Die wahre Bedeutung von Kipppunkten: Schwellenwerte des Klimawandels verstehen
Einige Wissenschaftler betonen jedoch, dass es bestimmte Schwellenwerte gibt, deren Überschreitung langfristige Schäden mit sich bringt, die sich über lange Zeiträume entfalten und nicht global uniform sind. Julienne Stroeve, eine Wissenschaftlerin am National Snow and Ice Data Center, definiert einen Kipppunkt als „einen Schwellenwert, dessen Überschreitung ein System dazu bringt, sein Verhalten zu ändern“. Sie unterstreicht, dass einige Kipppunkte, wie der Verlust des arktischen Meereises im Sommer, nicht unumkehrbar sind, während andere, wie der Verlust des winterlichen Meereises, auf menschlichen Zeitskalen als irreversibel gelten können.
Klimawandel: Eine Herausforderung, aber keine Sackgasse
Trotz der ernsthaften Warnungen vor den Folgen des Klimawandels betonen Experten, dass die Situation nicht hoffnungslos ist. Der Klimawandel stellt uns vor komplexe Herausforderungen, die vielfältige Lösungsansätze erfordern. Statt nach einem einzigen, entscheidenden Kipppunkt zu suchen, sollten vielmehr die zahlreichen Warnsignale, die bereits jetzt ökologische Verwüstungen ankündigen, als Anlass zum Handeln gesehen werden.

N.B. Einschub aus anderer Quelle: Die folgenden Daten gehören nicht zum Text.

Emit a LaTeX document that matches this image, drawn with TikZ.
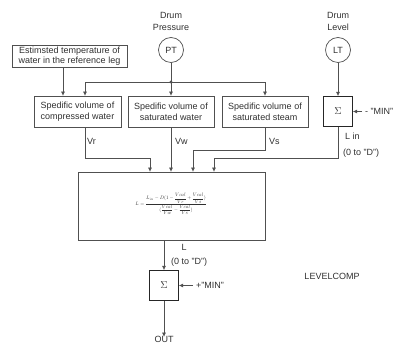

Walt Meier vom National Snow and Ice Data Center bringt es auf den Punkt: „Der Klimawandel ist eine große Herausforderung, aber eine lösbare.“ Diese Sichtweise legt nahe, dass, während die Klimakrise zweifellos eine der größten Herausforderungen unserer Zeit darstellt, sie nicht als unüberwindbare Barriere betrachtet werden sollte. Stattdessen ist eine umfassende und koordinierte Antwort erforderlich, die die vielschichtigen Aspekte des Klimawandels berücksichtigt.
Was du dir merken solltest:
- Kipppunkte beim Klimawandel neu verstanden: Wissenschaftler kritisieren die Vorstellung von Kipppunkten als irreversibel und betonen stattdessen die Bedeutung verstärkender, aber umkehrbarer Prozesse im Klimasystem.
- Realität vs. Fiktion: Die Idee eines endgültigen Kipppunkts in der Popkultur verzerrt das Verständnis des Klimawandels; Experten verweisen auf dynamische Veränderungen ohne einen festen „Point of no Return“.
- Handlungsfähigkeit im Fokus: Trotz Herausforderungen im Klimawandel betonen Forscher, dass durch gezielte Maßnahmen und das Erkennen von Warnsignalen effektive Lösungen möglich sind.